Arguments for success and failure of IMF programs in Asia and Africa
According to Dollar, David, Svensson (2000) though primarily a financial institution, the IMF's mandate has widened over the years, notably after the financial crises of the second half of the twentieth century forced it to expand its assistance to economies in trouble. It has evolved from a financier of advanced countries' temporary current account deficits to a development financier and crisis manager for the developing world. By the time the Asian crisis came around, the IMF's rescue packages included prescriptions not just for macroeconomic policy, but for more fundamental structural reforms as well.
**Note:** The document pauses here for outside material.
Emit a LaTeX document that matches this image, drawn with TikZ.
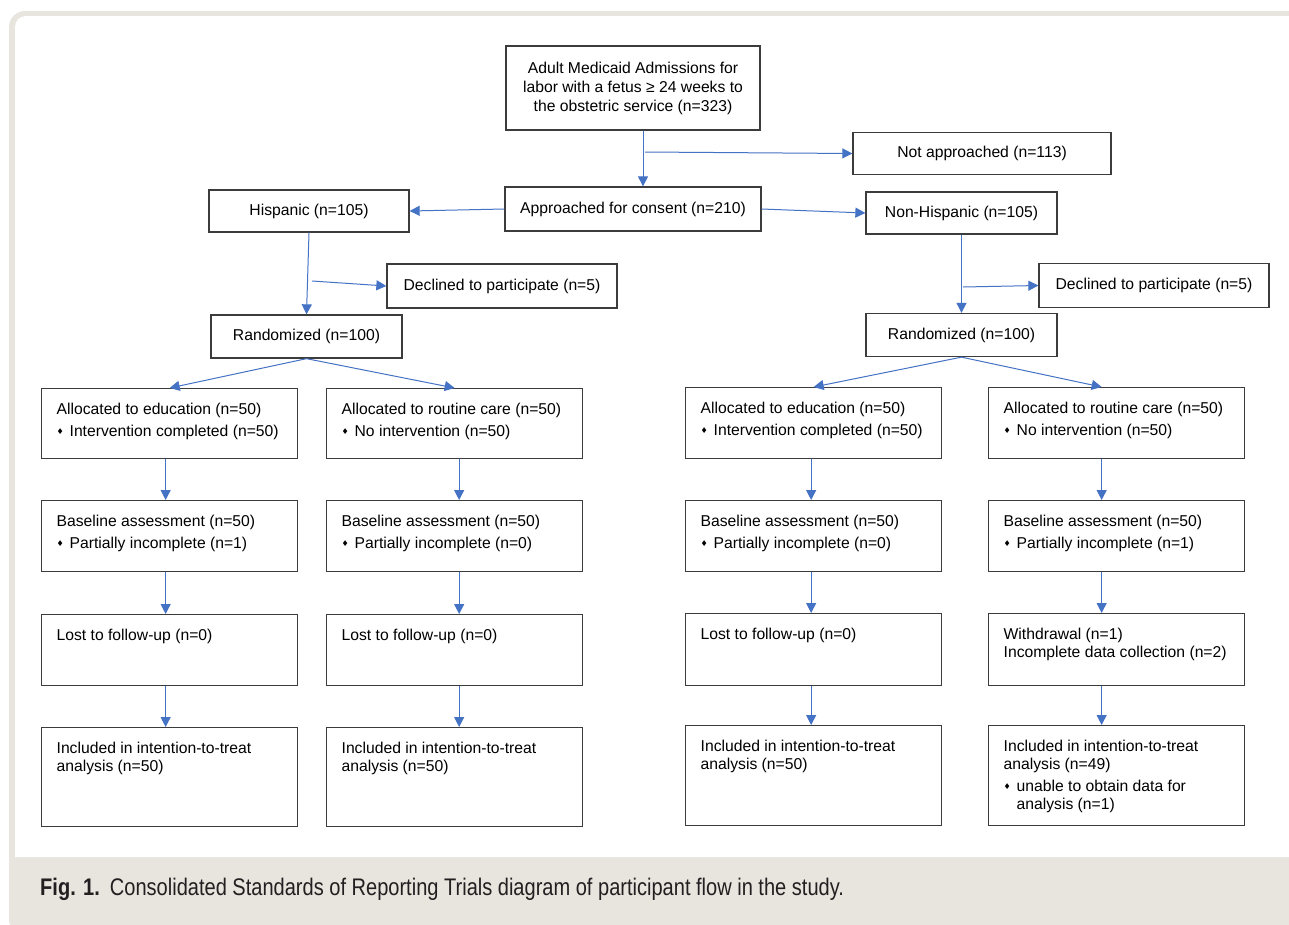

This widening of the scope of the IMF's policy advice began with a series of major global political and economic shocks, beginning with the oil price shocks of the 1970s (Rajan, Ramkishen, Siregar, 2000). This was followed by the debt crisis of the 1980s, the collapse of communism in the Soviet Union and the emergence of the transition economies in the late 1980s, and the financial crises in Mexico and East Asia in the 1990.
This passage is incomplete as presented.